For most of us, what is hardest with mutuality is being on the receiving end. A family in one of my previous churches, the Spencers, discovered what it’s like to be on the receiving end of support from others. Their house burned down one night, and from the start their neighbors, family, friends, coworkers, school parents, classmates, and church all wanted to help them. In our congregation alone, the day after the fire, there was an immediate plan implemented to provide meals, donate furniture and household items, and collect funds to replace toys, books, and videos for the family. We so wanted to give of ourselves to the Spencers, who had given so much to others for many years. The father had quietly entered our church kitchen on Wednesday nights for years and washed hundreds of dishes. The two high school youth were always there when the youth group had work days to raise money for mission trips and helped clean up when other youth disappeared. Both parents are physicians—she is an eye doctor and he is a neurosurgeon—who have dedicated their lives to serve others. It’s no wonder so many wanted to give back to them.
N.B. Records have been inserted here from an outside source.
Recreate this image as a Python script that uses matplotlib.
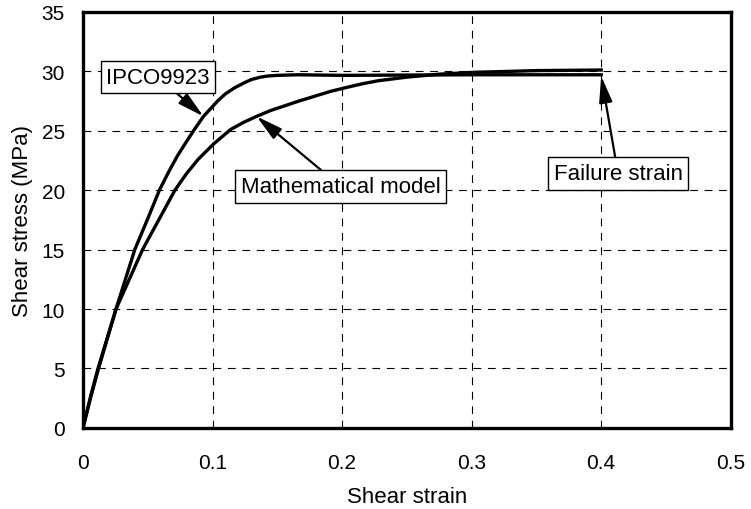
import matplotlib
matplotlib.use("Agg")
import matplotlib.pyplot as plt

plt.rcParams['font.family'] = ['Liberation Sans', 'DejaVu Sans']

# Data (strain, stress in MPa)
ipco_strain = [0.0, 0.006, 0.012, 0.0255, 0.040, 0.050, 0.059, 0.066, 0.073, 0.080, 0.086,
               0.093, 0.104, 0.110, 0.117, 0.124, 0.130, 0.137, 0.143, 0.150, 0.166, 0.200,
               0.300, 0.400]
ipco_stress = [0.0, 2.6, 5.0, 10.0, 15.0, 17.6, 20.0, 21.5, 22.9, 24.1, 25.1,
               26.2, 27.5, 28.1, 28.6, 29.0, 29.3, 29.5, 29.6, 29.65, 29.7, 29.65,
               29.7, 29.7]

model_strain = [0.0, 0.006, 0.0116, 0.0255, 0.046, 0.059, 0.071, 0.080, 0.089, 0.101, 0.114,
                0.124, 0.134, 0.145, 0.156, 0.167, 0.179, 0.191, 0.204, 0.216, 0.228, 0.250,
                0.275, 0.300, 0.350, 0.400]
model_stress = [0.0, 2.7, 5.0, 10.0, 15.0, 17.6, 20.0, 21.4, 22.6, 23.9, 25.1,
                25.7, 26.2, 26.7, 27.1, 27.5, 27.9, 28.3, 28.65, 28.95, 29.2, 29.5,
                29.75, 29.9, 30.05, 30.1]

x_ticks = [0, 0.1, 0.2, 0.3, 0.4, 0.5]
x_labels = ['0', '0.1', '0.2', '0.3', '0.4', '0.5']
y_ticks = [0, 5, 10, 15, 20, 25, 30, 35]

fig = plt.figure(figsize=(7.51, 5.10), dpi=100)
ax = fig.add_axes([0.1105, 0.159, 0.8625, 0.816])

ax.plot(ipco_strain, ipco_stress, color='black', lw=2.4, solid_joinstyle='round')
ax.plot(model_strain, model_stress, color='black', lw=2.4, solid_joinstyle='round')

ax.set_xlim(0, 0.5)
ax.set_ylim(0, 35)
ax.set_xticks(x_ticks)
ax.set_xticklabels(x_labels)
ax.set_yticks(y_ticks)
ax.tick_params(axis='x', length=0, labelsize=15, pad=18)
ax.tick_params(axis='y', length=0, labelsize=15, pad=13)
ax.grid(True, color='black', linestyle=(0, (7, 6)), linewidth=0.8)
for s in ax.spines.values():
    s.set_linewidth(2.4)

ax.set_xlabel('Shear strain', fontsize=16, labelpad=10)
ax.set_ylabel('Shear stress (MPa)', fontsize=16, labelpad=6)

box = dict(boxstyle='square,pad=0.25', fc='white', ec='black', lw=1)
arrow = dict(arrowstyle='-|>,head_length=1.0,head_width=0.25', color='black', lw=1.6,
             shrinkA=0, shrinkB=0)

ax.annotate('IPCO9923', xy=(0.093, 26.2), xytext=(0.058, 29.5), fontsize=16,
            ha='center', va='center', bbox=box, arrowprops=arrow)
ax.annotate('Mathematical model', xy=(0.134, 26.2), xytext=(0.199, 20.3), fontsize=16,
            ha='center', va='center', bbox=box, arrowprops=arrow)
ax.annotate('Failure strain', xy=(0.4, 29.6), xytext=(0.413, 21.4), fontsize=16,
            ha='center', va='center', bbox=box, arrowprops=arrow)

fig.savefig('out.png', dpi=100)
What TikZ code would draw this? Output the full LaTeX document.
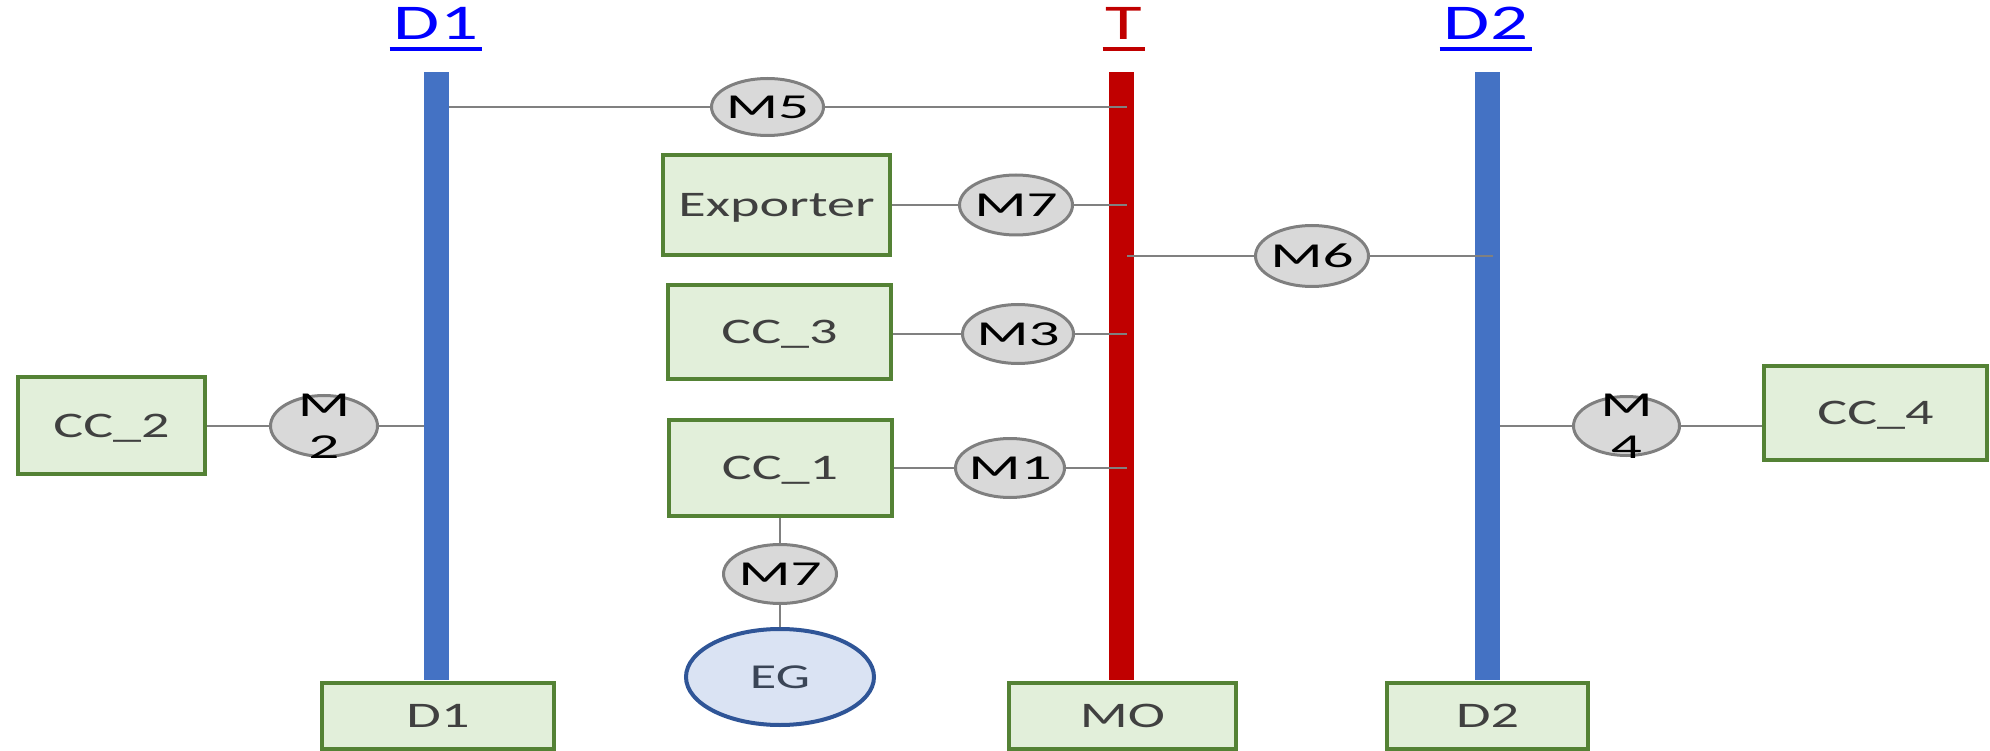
\documentclass[tikz,border=0pt]{standalone}
\usepackage{fontspec}
\usepackage{graphicx}
\setmainfont{Carlito}
\usetikzlibrary{shapes.geometric}

\definecolor{barblue}{HTML}{4472C4}
\definecolor{barred}{HTML}{C00000}
\definecolor{boxfill}{HTML}{E2EFDA}
\definecolor{boxline}{HTML}{548235}
\definecolor{boxtext}{HTML}{404040}
\definecolor{msgfill}{HTML}{D9D9D9}
\definecolor{msgline}{HTML}{7F7F7F}
\definecolor{wirecol}{HTML}{808080}
\definecolor{egfill}{HTML}{DAE3F3}
\definecolor{egline}{HTML}{2F5597}
\definecolor{egtext}{HTML}{3A4556}
\definecolor{linkblue}{HTML}{0000FF}

% horizontally widened lettering
\newcommand{\wideText}[1]{\scalebox{1.56}[1]{#1}}
\newcommand{\wideMsg}[1]{\makebox[0pt]{\scalebox{1.75}[1]{#1}}}
\newcommand{\wideLane}[1]{\scalebox{1.5}[1]{#1}}

\begin{document}
\begin{tikzpicture}[x=1pt,y=-1pt,
  lanebar/.style={rectangle, inner sep=0pt, minimum width=25pt, minimum height=608pt, draw=none},
  ent/.style={rectangle, draw=boxline, line width=4pt, fill=boxfill, text=boxtext,
    inner sep=0pt, font=\fontsize{36}{40}\selectfont, text height=23pt, text depth=0pt},
  msg/.style={ellipse, draw=msgline, line width=3pt, fill=msgfill, text=black,
    inner sep=0pt, font=\fontsize{35}{42}\selectfont, text height=22.5pt, text depth=0pt},
  msglabel/.style={inner sep=0pt, align=center, text=black, font=\fontsize{35}{42}\selectfont},
  lanelab/.style={inner sep=0pt, anchor=base, font=\fontsize{50}{56}\selectfont},
  wire/.style={draw=wirecol, line width=2pt},
]
\useasboundingbox (0,0) rectangle (1990,751);

% lifelines
\node[lanebar, fill=barblue] (barD1) at (436.5,376) {};
\node[lanebar, fill=barred]  (barT)  at (1121.5,376) {};
\node[lanebar, fill=barblue] (barD2) at (1487.5,376) {};
\coordinate (tIn) at (1127,376);
\coordinate (dIn) at (1493,376);

% lane headings
\node[lanelab, text=linkblue] (labD1) at (436,40) {\wideLane{D1}};
\node[lanelab, text=barred]   (labT)  at (1124,40) {\wideLane{T}};
\node[lanelab, text=linkblue] (labD2) at (1486,40) {\wideLane{D2}};
\draw[linkblue, line width=4pt] ([xshift=-4pt,yshift=-9pt]labD1.base west) -- ([xshift=4pt,yshift=-9pt]labD1.base east);
\draw[barred, line width=4pt] ([xshift=-3pt,yshift=-9pt]labT.base west) -- ([xshift=3pt,yshift=-9pt]labT.base east);
\draw[linkblue, line width=4pt] ([xshift=-4pt,yshift=-9pt]labD2.base west) -- ([xshift=4pt,yshift=-9pt]labD2.base east);

% bottom boxes
\node[ent, minimum width=232pt, minimum height=66pt] (d1box) at (438,716) {\wideText{D1}};
\node[ent, minimum width=227pt, minimum height=66pt] (mobox) at (1122.5,716) {\wideText{MO}};
\node[ent, minimum width=201pt, minimum height=66pt] (d2box) at (1487.5,716) {\wideText{D2}};

% components
\node[ent, minimum width=227pt, minimum height=100pt] (exp) at (776.5,205) {\wideText{Exporter}};
\node[ent, minimum width=223pt, minimum height=94pt]  (cc3) at (779.5,332) {\wideText{CC\_3}};
\node[ent, minimum width=223pt, minimum height=96pt]  (cc1) at (780,468) {\wideText{CC\_1}};
\node[ent, minimum width=187pt, minimum height=97pt]  (cc2) at (111.5,425.5) {\wideText{CC\_2}};
\node[ent, minimum width=223pt, minimum height=94pt]  (cc4) at (1875.5,413) {\wideText{CC\_4}};
\node[ellipse, draw=egline, line width=4pt, fill=egfill, text=egtext, inner sep=0pt,
  minimum width=188pt, minimum height=96pt, font=\fontsize{35}{40}\selectfont,
  text height=22.5pt, text depth=0pt] (eg) at (780,677) {\makebox[0pt]{\scalebox{1.55}[1]{EG}}};

% messages
\node[msg, minimum width=112pt, minimum height=57pt] (m5)  at (767.5,107) {\wideMsg{M5}};
\node[msg, minimum width=113pt, minimum height=60pt] (m7a) at (1016,205) {\wideMsg{M7}};
\node[msg, minimum width=113pt, minimum height=61pt] (m6)  at (1312,256) {\wideMsg{M6}};
\node[msg, minimum width=111pt, minimum height=59pt] (m3)  at (1018,334) {\wideMsg{M3}};
\node[msg, minimum width=109pt, minimum height=59pt] (m1)  at (1010,468) {\wideMsg{M1}};
\node[msg, minimum width=113pt, minimum height=59pt] (m7b) at (780,574) {\wideMsg{M7}};
\node[msg, minimum width=107pt, minimum height=61pt,
  label={[msglabel]center:{\wideMsg{M}\\\wideMsg{2}}}] (m2) at (324,426) {};
\node[msg, minimum width=106pt, minimum height=59pt,
  label={[msglabel]center:{\wideMsg{M}\\\wideMsg{4}}}] (m4) at (1626.5,426) {};

% connectors
\draw[wire] (barD1.east |- m5.west) -- (m5.west);
\draw[wire] (m5.east) -- (tIn |- m5.east);
\draw[wire] (exp.east |- m7a.west) -- (m7a.west);
\draw[wire] (m7a.east) -- (tIn |- m7a.east);
\draw[wire] (tIn |- m6.west) -- (m6.west);
\draw[wire] (m6.east) -- (dIn |- m6.east);
\draw[wire] (cc3.east |- m3.west) -- (m3.west);
\draw[wire] (m3.east) -- (tIn |- m3.east);
\draw[wire] (cc1.east |- m1.west) -- (m1.west);
\draw[wire] (m1.east) -- (tIn |- m1.east);
\draw[wire] (cc1.south) -- (m7b.north);
\draw[wire] (m7b.south) -- (eg.north);
\draw[wire] (cc2.east |- m2.west) -- (m2.west);
\draw[wire] (m2.east) -- (barD1.west |- m2.east);
\draw[wire] (barD2.east |- m4.west) -- (m4.west);
\draw[wire] (m4.east) -- (cc4.west |- m4.east);
\end{tikzpicture}
\end{document}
When I asked the father how he was doing a week after the fire, his face got a pained look. He said, “It’s hard, because you just can’t reciprocate. Just saying thank you is so empty, it’s so inadequate. . . . I find it very uncomfortable to be on the receiving end.”

Lots of us can identify with that discomfort. Even though we all need support and love from others, some of us don’t feel entitled to receive. We haven’t earned it. Receiving may be especially uncomfortable if you were raised in the church. In my church growing up, a banner hung in the sanctuary that said J-O-Y—J for Jesus, O for Others, and Y for Yourself—and that was the order in which you were supposed to love. Paying attention to your own needs felt self-indulgent. And those of us who are Anglo-Saxon Americans were likely raised to be self-sufficient and stoic. Plus, we Midwesterners hold our pain in privacy. We get a heavy dose of being taught to rely on ourselves. We hang onto our independence and dread the day when our capacity to take care of ourselves ends. We don’t want to be a burden to others.

But no one who offered support to the Spencers felt like it was a burden. To the contrary, we felt a great need to reach out, for we felt their loss as our own. We can only imagine what it would be like to suddenly lose our home and most of our possessions in a fire, to have everything turned upside down overnight. Even the children of the church felt it. The youngest daughter of the family had a new sixth-grade friend who became like a mother hen and put together a little care package for her. Her longtime friend decided to give her the Target gift cards worth $30 that he received for his birthday. The paradox of receiving is that you are actually giving a gift to others by allowing them to show love. God calls us to be receivers as well as givers, not always because we need it, but because others need to give.

There is a wonderful film I recommend to you called The Winter Guest. It revolves around a relationship between an adult woman, played by Emma Thompson, and her elderly mother, played by Emma’s actual mother. Both women are stubbornly independent, but both need support. The mother is becoming more frail physically, and the daughter is in grief over her husband, who has recently died. The mother comes to be with her daughter, even though in some ways the daughter would rather be left alone. The daughter doesn’t completely hid her desire to be alone, which leads her mother to say, “Don’t tell me you don’t need me. . . . You’re the one who taught me how to care.”

There is far more joy and meaning in mutually loving one another than in our each trying to make it alone. We would do well to practice being both receivers and givers, even if it makes us uncomfortable. We may struggle, feeling like we could never reciprocate when love is offered us. But don’t we live with that every day? God blesses us with the joy of being alive, the wonder of being loved, in a life rich with art and music, beautiful creation, children and tenderness. We can never feel worthy to receive all this. And yet, God gives to us abundantly. It’s not a question of worthiness. It is all gift. Even God wants us to enjoy receiving. Enjoy chocolate. Enjoy this mystery.